The architect, Stephen Shatswell, proposed a alternative, considered an equal or more effective life safety measure for the use and layout of the business, which was the subject of the appeal.

“There was agreement to those terms between the city and the code officials,” Tymoszenko said. “We actually recommended that they file the appeal based on these agreed-upon terms. Although city staff does support the alternative method, staff does not have the legal authority to allow the proposed fire prevention method to be substituted” for sprinklers.

Shatswell said if the company had to install sprinklers in the 1868 building, they would have to put in a secondary water line and tear up State Street and sidewalks in order to do it.

The cost associated with that would not make that location viable for The Beer Cellar business, according to the appeal.

Shatswell said the owner has a similar set-up in Glen Ellyn, which also adopted the 2009 International Building Code as Geneva has, but permitted a similar alternative there.

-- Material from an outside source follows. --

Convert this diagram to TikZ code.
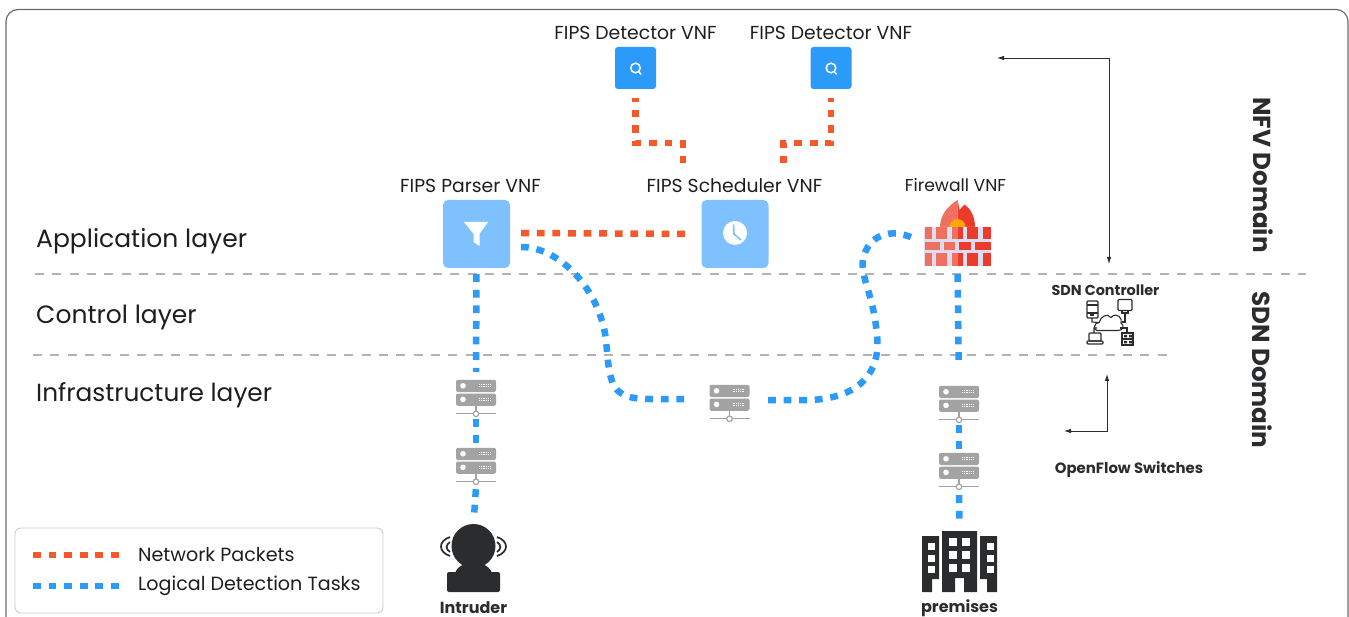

In addition to installing a fire alarm, the business would also have a smoke alarm that would trigger the fire alarm, as well as a manual pull-down fire alarm, Shatswell said.

Fire Chief Michael Antenore said the occupancy is about 80 percent retail and 20 percent assembly at The Beer Cellar.

“We feel this is an adequate risk mitigator,” Antenore said, of the alternative fire safety plan.

Hawley said he did not have an opening date for the Beer Cellar, but hoped to be ready by August.

“This will get the ball rolling,” Hawley said of the successful appeal.